Write the data out again exactly, with no pictures.
* BEGIN Material *
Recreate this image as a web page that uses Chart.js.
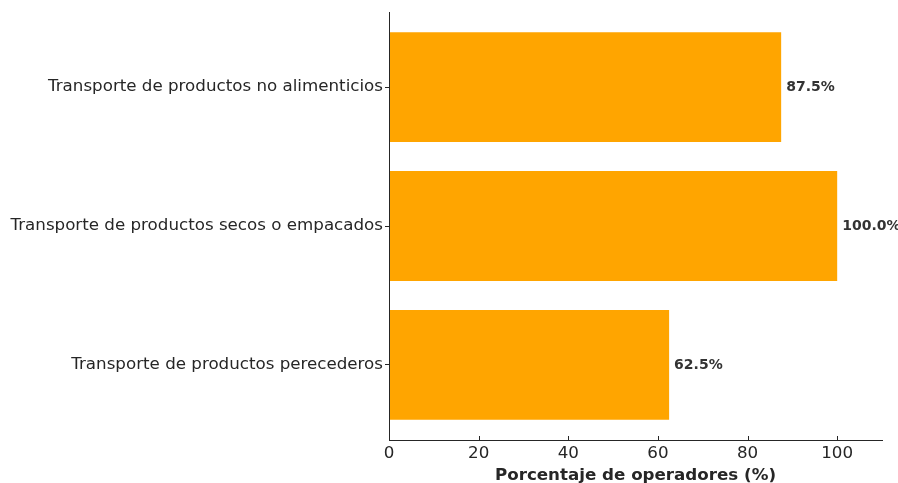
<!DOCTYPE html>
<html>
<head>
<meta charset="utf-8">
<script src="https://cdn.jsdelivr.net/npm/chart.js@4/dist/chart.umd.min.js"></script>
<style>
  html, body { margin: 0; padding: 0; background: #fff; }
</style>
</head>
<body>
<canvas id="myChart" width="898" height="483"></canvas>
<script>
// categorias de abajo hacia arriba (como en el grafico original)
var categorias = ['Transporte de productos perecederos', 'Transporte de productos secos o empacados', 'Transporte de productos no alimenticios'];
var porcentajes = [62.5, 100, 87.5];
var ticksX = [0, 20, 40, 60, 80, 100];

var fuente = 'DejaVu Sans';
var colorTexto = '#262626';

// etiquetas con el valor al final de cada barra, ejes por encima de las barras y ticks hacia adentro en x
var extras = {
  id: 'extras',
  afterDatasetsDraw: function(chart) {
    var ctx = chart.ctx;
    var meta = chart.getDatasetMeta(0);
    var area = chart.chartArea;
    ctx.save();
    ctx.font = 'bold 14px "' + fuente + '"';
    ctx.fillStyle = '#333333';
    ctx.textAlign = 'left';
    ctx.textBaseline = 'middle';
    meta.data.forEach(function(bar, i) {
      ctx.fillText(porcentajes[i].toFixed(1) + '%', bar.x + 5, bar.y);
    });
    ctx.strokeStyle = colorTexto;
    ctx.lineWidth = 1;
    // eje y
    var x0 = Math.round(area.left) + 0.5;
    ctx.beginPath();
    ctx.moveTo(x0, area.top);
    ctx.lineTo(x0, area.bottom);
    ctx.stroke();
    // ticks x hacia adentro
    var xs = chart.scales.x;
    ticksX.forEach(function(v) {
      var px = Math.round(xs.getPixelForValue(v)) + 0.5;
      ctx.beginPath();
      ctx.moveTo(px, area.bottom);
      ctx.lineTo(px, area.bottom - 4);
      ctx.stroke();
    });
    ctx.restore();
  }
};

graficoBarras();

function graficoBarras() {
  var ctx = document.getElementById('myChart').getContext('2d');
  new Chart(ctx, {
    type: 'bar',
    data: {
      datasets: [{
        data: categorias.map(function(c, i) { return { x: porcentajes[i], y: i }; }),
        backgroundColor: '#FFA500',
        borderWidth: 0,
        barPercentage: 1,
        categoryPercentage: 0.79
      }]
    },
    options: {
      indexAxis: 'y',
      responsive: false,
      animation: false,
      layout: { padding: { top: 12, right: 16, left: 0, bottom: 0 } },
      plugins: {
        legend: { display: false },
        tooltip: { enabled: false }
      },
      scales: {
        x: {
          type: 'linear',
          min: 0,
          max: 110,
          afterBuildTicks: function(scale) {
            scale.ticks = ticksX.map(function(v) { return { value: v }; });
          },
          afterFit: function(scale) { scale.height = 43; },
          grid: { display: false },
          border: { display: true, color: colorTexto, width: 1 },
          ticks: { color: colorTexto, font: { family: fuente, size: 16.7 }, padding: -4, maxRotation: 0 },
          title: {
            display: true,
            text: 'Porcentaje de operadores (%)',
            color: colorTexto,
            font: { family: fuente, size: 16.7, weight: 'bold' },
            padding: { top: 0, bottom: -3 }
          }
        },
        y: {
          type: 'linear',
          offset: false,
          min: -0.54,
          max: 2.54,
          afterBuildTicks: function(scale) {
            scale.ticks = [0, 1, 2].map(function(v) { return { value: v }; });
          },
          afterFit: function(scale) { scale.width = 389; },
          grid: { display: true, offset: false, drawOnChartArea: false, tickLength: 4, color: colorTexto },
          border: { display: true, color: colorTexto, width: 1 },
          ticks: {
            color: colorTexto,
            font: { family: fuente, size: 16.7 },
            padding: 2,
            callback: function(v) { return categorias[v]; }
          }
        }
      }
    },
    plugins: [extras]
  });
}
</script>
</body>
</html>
* END Material *
◆ The response
Recreate this image as a web page that uses Chart.js.
<!DOCTYPE html>
<html>
<head>
<meta charset="utf-8">
<script src="https://cdn.jsdelivr.net/npm/chart.js@4/dist/chart.umd.min.js"></script>
<style>
  html, body { margin: 0; padding: 0; background: #fff; }
</style>
</head>
<body>
<canvas id="myChart" width="898" height="483"></canvas>
<script>
// categorias de abajo hacia arriba (como en el grafico original)
var categorias = ['Transporte de productos perecederos', 'Transporte de productos secos o empacados', 'Transporte de productos no alimenticios'];
var porcentajes = [62.5, 100, 87.5];
var ticksX = [0, 20, 40, 60, 80, 100];

var fuente = 'DejaVu Sans';
var colorTexto = '#262626';

// etiquetas con el valor al final de cada barra, ejes por encima de las barras y ticks hacia adentro en x
var extras = {
  id: 'extras',
  afterDatasetsDraw: function(chart) {
    var ctx = chart.ctx;
    var meta = chart.getDatasetMeta(0);
    var area = chart.chartArea;
    ctx.save();
    ctx.font = 'bold 14px "' + fuente + '"';
    ctx.fillStyle = '#333333';
    ctx.textAlign = 'left';
    ctx.textBaseline = 'middle';
    meta.data.forEach(function(bar, i) {
      ctx.fillText(porcentajes[i].toFixed(1) + '%', bar.x + 5, bar.y);
    });
    ctx.strokeStyle = colorTexto;
    ctx.lineWidth = 1;
    // eje y
    var x0 = Math.round(area.left) + 0.5;
    ctx.beginPath();
    ctx.moveTo(x0, area.top);
    ctx.lineTo(x0, area.bottom);
    ctx.stroke();
    // ticks x hacia adentro
    var xs = chart.scales.x;
    ticksX.forEach(function(v) {
      var px = Math.round(xs.getPixelForValue(v)) + 0.5;
      ctx.beginPath();
      ctx.moveTo(px, area.bottom);
      ctx.lineTo(px, area.bottom - 4);
      ctx.stroke();
    });
    ctx.restore();
  }
};

graficoBarras();

function graficoBarras() {
  var ctx = document.getElementById('myChart').getContext('2d');
  new Chart(ctx, {
    type: 'bar',
    data: {
      datasets: [{
        data: categorias.map(function(c, i) { return { x: porcentajes[i], y: i }; }),
        backgroundColor: '#FFA500',
        borderWidth: 0,
        barPercentage: 1,
        categoryPercentage: 0.79
      }]
    },
    options: {
      indexAxis: 'y',
      responsive: false,
      animation: false,
      layout: { padding: { top: 12, right: 16, left: 0, bottom: 0 } },
      plugins: {
        legend: { display: false },
        tooltip: { enabled: false }
      },
      scales: {
        x: {
          type: 'linear',
          min: 0,
          max: 110,
          afterBuildTicks: function(scale) {
            scale.ticks = ticksX.map(function(v) { return { value: v }; });
          },
          afterFit: function(scale) { scale.height = 43; },
          grid: { display: false },
          border: { display: true, color: colorTexto, width: 1 },
          ticks: { color: colorTexto, font: { family: fuente, size: 16.7 }, padding: -4, maxRotation: 0 },
          title: {
            display: true,
            text: 'Porcentaje de operadores (%)',
            color: colorTexto,
            font: { family: fuente, size: 16.7, weight: 'bold' },
            padding: { top: 0, bottom: -3 }
          }
        },
        y: {
          type: 'linear',
          offset: false,
          min: -0.54,
          max: 2.54,
          afterBuildTicks: function(scale) {
            scale.ticks = [0, 1, 2].map(function(v) { return { value: v }; });
          },
          afterFit: function(scale) { scale.width = 389; },
          grid: { display: true, offset: false, drawOnChartArea: false, tickLength: 4, color: colorTexto },
          border: { display: true, color: colorTexto, width: 1 },
          ticks: {
            color: colorTexto,
            font: { family: fuente, size: 16.7 },
            padding: 2,
            callback: function(v) { return categorias[v]; }
          }
        }
      }
    },
    plugins: [extras]
  });
}
</script>
</body>
</html>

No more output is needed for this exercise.